You need to understand that TCP is simply a byte stream. It has no concept of messages or sizes. You simply put bytes on the wire on one end and take them off on the other. If you want to do specific things, then you need to interpret the data special ways when you read it. Because of this, the correct solution is to create an actual protocol for this. That protocol could be as simple as "each 3 bytes is one message", or more complicated where you send a size prefix.
UDP may also be a good solution for you, depending on your other requirements.
sleep(0.02)
is effectively
sleep(0)
because argument is unsigned int, so implicit conversion does it for you. So you have no sleep at all here. You can use sleep(2) to sleep for 2 microseconds.Next, even if you had, there is no guarantee that your messages will be sent in a different frames. If you need this, you should apply some sort of delimiter, I have seen
'\0'
character in some implementation.
TCPIP stacks buffer up data until there's a decent amount of data, or until they decide that there's no more coming from the application and send what they've got anyway.
There are two things you will need to do. First, turn off Nagle's algorithm. Second, sort out some sort of framing mechanism.
Turning off Nagle's algorithm will cause the stack to "send data immediately", rather than waiting on the off chance that you'll be wanting to send more. It actually leads to less network efficiency because you're not filling up Ethernet frames, something to bare in mind on Gigabit where jumbo frames are required to get best throughput. But in your case timeliness is more important than throughput.
You can do your own framing by very simple means, eg by send an integer first that says how long the rest if the message will be. At the reader end you would read the integer, and then read that number of bytes. For the next message you'd send another integer saying how long that message is, etc.
That sort of thing is ok but not hugely robust. You could look at something like ASN.1 or Google Protocol buffers.
I've used Objective System's ASN.1 libraries and tools (they're not free) and they do a good job of looking after message integrity, framing, etc. They're good because they don't read data from a network connection one byte at a time so the efficiency and speed isn't too bad. Any extra data read is retained and included in the next message decode.
I've not used Google Protocol Buffers myself but it's possible that they have similar characteristics, and there maybe other similar serialisation mechanisms out there. I'd recommend avoiding XML serialisation for speed/efficiency reasons.

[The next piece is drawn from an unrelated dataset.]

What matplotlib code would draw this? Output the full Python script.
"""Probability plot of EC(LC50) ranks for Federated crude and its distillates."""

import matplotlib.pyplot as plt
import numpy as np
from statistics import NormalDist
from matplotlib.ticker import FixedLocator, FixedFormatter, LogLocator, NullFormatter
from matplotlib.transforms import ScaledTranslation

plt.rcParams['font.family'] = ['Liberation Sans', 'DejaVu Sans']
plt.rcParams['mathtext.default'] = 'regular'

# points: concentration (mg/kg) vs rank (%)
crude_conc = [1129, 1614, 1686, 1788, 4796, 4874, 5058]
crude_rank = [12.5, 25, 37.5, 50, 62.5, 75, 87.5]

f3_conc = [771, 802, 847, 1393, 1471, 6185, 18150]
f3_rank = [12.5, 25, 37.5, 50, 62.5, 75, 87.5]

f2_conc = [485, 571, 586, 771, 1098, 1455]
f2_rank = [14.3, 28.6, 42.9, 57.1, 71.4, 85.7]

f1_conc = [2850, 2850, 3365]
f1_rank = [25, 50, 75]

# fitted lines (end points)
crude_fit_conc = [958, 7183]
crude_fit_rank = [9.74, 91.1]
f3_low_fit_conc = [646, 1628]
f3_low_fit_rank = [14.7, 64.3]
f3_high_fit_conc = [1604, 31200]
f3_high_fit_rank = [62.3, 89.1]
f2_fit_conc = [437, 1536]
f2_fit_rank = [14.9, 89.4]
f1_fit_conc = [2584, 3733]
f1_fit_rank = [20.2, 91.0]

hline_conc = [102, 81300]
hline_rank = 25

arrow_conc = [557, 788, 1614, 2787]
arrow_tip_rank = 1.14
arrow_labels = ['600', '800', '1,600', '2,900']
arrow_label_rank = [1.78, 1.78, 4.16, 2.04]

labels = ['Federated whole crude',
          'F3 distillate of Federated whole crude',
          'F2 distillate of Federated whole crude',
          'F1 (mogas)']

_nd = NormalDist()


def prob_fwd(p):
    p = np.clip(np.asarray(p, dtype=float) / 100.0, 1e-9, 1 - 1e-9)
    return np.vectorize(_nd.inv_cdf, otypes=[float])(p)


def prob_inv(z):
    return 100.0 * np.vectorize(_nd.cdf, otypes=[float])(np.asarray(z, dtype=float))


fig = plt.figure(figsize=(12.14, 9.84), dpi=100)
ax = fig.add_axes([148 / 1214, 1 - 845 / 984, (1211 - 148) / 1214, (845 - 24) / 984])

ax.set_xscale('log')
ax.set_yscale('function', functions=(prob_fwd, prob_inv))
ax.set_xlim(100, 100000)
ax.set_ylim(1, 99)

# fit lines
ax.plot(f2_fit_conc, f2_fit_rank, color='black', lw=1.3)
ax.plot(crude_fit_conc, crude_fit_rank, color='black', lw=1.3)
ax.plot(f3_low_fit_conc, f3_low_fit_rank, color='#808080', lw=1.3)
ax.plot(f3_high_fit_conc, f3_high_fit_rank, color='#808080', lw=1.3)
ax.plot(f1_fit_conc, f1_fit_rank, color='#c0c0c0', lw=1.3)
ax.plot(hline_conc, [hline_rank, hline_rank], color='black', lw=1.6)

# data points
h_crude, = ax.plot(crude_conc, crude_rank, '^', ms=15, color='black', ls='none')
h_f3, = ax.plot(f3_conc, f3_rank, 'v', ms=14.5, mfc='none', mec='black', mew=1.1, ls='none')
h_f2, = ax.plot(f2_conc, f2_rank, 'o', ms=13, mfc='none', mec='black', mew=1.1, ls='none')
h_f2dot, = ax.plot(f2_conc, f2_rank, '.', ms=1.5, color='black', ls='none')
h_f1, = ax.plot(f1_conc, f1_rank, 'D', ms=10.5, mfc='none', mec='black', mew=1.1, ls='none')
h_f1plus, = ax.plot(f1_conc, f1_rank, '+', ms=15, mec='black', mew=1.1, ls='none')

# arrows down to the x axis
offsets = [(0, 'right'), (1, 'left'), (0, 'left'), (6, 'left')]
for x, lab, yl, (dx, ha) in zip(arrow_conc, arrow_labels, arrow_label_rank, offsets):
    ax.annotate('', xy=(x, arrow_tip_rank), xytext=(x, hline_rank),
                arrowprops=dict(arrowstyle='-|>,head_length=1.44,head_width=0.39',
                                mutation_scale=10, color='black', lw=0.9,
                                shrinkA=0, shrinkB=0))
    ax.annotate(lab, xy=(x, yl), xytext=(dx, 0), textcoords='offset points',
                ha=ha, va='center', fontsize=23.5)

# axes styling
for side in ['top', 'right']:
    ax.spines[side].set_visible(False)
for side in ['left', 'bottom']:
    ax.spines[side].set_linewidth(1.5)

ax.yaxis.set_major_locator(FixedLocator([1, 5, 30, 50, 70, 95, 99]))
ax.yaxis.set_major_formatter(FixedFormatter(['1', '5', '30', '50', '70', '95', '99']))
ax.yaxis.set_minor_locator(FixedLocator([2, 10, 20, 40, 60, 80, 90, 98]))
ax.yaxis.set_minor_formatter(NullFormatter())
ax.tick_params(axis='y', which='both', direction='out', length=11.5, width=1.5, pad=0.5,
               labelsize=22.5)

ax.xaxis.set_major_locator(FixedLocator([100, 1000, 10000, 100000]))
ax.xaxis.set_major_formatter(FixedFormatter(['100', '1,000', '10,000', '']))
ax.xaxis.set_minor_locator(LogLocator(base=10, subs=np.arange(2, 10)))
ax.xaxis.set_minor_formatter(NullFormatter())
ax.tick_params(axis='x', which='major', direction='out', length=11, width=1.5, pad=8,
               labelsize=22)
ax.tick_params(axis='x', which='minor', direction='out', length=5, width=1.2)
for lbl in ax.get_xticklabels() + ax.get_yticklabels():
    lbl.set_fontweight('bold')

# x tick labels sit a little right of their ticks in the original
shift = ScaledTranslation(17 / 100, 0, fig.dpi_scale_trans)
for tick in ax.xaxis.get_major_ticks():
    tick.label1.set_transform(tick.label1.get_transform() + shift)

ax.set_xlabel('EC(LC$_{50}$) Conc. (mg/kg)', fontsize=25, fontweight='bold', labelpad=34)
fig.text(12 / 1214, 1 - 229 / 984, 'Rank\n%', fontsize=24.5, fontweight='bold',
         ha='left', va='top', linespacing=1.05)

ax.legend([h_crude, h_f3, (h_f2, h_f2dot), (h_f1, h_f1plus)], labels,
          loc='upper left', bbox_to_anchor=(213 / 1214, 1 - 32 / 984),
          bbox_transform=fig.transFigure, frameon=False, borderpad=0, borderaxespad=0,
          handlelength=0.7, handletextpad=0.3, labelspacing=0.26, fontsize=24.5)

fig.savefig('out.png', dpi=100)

Our server is seemingly packet based. It is an adaptation from an old serial based system. It has been added, modified, re-built, etc over the years. Since TCP is a stream protocol and not a packet protocol, sometimes the packets get broken up. The ServerSocket is designed in such a way that when the Client sends data, part of the data contains the size of our message such as 55. Sometimes these packets are split into multiple pieces. They arrive in order but since we do not know how the messages will be split, our server sometimes does not know how to identify the split message.
So, having given you the background information. What is the best method to rebuild the packets as they come in if they are split? We are using C++ Builder 5 (yes I know, old IDE but this is all we can work with at the moment. ALOT of work to re-design in .NET or newer technology).

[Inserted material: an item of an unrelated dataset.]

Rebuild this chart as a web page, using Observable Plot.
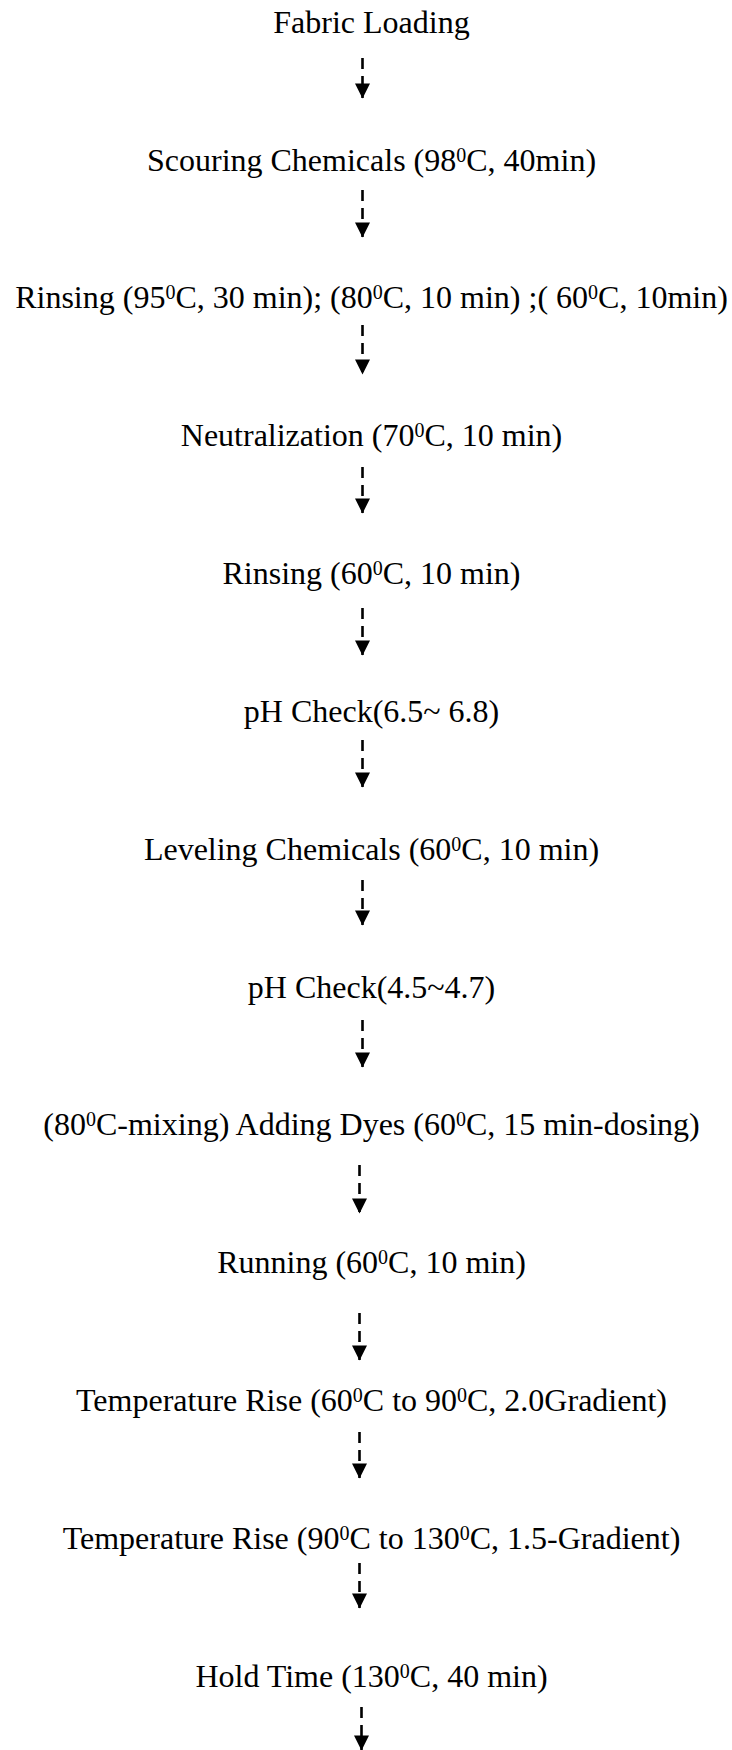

TCP guarantees that the data will arrive in the same order it was sent.
That beeing said, you can just append all the incoming data to a buffer. Then check if your buffer contains one or more packets, and remove them from the buffer, keeping all the remaining data into the buffer for future check.
This, of course, suppose that your packets have some header that indicates the size of the following data.

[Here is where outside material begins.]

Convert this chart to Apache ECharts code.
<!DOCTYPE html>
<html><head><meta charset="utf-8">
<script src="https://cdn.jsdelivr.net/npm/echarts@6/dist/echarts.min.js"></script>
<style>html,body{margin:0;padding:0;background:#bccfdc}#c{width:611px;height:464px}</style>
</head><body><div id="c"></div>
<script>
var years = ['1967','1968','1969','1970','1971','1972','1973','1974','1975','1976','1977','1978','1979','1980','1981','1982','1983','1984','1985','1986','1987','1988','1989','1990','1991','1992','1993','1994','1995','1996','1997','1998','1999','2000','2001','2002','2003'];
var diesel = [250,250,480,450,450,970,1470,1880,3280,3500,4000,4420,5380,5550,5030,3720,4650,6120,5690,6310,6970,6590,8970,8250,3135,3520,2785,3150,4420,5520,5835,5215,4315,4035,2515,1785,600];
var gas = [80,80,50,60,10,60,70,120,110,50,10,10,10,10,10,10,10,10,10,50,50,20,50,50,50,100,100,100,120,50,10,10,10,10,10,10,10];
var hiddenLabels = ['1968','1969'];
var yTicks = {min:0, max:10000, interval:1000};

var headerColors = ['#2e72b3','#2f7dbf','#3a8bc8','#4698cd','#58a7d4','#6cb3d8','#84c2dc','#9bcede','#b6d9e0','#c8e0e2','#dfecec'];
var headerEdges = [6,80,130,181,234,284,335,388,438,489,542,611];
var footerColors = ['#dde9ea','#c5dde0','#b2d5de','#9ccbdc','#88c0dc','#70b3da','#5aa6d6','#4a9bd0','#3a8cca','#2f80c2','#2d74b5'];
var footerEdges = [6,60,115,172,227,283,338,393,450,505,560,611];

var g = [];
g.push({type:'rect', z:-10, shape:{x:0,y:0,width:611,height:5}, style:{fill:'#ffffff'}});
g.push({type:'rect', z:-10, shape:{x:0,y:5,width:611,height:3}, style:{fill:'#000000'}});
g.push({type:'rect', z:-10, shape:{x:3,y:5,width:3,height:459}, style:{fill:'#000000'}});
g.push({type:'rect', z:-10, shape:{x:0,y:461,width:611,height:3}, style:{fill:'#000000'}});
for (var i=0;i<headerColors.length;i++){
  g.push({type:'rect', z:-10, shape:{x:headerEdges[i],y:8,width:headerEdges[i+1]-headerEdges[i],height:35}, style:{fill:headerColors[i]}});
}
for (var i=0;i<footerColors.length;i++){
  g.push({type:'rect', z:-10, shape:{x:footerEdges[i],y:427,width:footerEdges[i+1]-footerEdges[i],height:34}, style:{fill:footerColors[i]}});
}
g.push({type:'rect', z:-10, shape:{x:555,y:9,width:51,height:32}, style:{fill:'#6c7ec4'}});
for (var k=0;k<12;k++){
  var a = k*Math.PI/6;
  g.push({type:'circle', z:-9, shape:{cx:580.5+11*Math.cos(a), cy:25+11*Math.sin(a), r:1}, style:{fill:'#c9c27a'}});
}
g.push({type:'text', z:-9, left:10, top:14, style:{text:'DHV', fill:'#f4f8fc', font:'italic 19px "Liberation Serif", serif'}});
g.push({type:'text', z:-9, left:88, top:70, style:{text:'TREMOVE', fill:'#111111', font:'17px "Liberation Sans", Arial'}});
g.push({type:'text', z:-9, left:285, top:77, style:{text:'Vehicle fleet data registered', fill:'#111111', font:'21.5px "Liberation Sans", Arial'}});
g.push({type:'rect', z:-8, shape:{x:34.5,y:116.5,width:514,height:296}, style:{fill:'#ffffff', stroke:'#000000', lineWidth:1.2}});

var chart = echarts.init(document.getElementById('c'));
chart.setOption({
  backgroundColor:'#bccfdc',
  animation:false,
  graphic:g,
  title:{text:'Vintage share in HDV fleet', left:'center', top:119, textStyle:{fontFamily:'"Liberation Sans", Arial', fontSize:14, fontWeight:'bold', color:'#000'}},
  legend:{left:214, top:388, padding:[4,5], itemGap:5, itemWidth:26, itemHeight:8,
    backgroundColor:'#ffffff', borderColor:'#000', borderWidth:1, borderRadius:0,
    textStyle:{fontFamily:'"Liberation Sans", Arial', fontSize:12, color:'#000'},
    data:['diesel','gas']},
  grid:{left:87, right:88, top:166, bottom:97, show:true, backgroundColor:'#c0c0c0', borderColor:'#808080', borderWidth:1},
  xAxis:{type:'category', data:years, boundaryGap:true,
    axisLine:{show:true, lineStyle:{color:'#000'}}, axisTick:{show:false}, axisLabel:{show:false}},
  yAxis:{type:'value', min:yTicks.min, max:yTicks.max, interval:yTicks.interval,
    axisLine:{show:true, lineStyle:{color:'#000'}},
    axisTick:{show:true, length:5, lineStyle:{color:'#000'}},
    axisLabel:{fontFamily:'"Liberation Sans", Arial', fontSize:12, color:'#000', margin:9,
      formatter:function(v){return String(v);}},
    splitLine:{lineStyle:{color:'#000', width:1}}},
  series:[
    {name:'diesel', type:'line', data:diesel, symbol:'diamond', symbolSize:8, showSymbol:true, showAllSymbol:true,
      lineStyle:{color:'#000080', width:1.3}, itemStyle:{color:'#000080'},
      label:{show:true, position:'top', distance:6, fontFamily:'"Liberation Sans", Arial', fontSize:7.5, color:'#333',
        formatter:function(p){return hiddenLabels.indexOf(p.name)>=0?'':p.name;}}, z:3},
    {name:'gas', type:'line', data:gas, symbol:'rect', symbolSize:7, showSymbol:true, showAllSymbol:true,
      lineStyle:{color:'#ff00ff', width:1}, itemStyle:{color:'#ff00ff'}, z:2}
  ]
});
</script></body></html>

Lets consider packets have the following structure:
[LEN] X X X...
Where LEN is the size of the data and each X is an byte.
If you receive:
4 X X X
[--1--]
The packet is not complete, you can leave it in the buffer. Then, other data arrives, you just append it to the buffer:
4 X X X X 3 X X X
[---2---]
You then have 2 complete messages that you can easily parse.
If you do it, don't forget to send any length in a host-independant form (ntohs and ntohl can help).
This is often accomplished by prefixing messages with a one or two-byte length value which, like you said, gives the length of the remaining data. If I've understood you correctly, you're sending this as plain text (i.e., '5', '5') and this might get split up. Since you don't know the length of a decimal number, it's somewhat ambiguous. If you absolutely need to go with plain text, perhaps you could encode the length as a 16-bit hex value, i.e.:
00ff <255 bytes data>
000a <10 bytes data>
This way, the length of the size header is fixed to 4 bytes and can be used as a minimum read length when receiving on the socket.
Edit: Perhaps I misunderstood -- if reading the length value isn't a problem, deal with splits by concatenating incoming data to a string, byte buffer, or whatever until its length is equal to the value you read in the beginning. TCP will take care of the rest.
Take extra precautions to make sure that you can't get stuck in a blocking read state should the client not send a complete message. For example, say you receive the length header, and start a loop that keeps reading through blocking recv() calls until the buffer is filled. If a malicious client intentionally stops sending data, your server might be locked until the client either disconnects, or starts sending.
I would have a function called readBytes or something that takes a buffer and a length parameter and reads until that many bytes have been read. You'll need to capture the number of bytes actually read and if it's less than the number you're expecting, advance your buffer pointer and read the rest. Keep looping until you've read them all.
Then call this function once for the header (containing the length), assuming that the header is a fixed length. Once you have the length of the actual data, call this function again.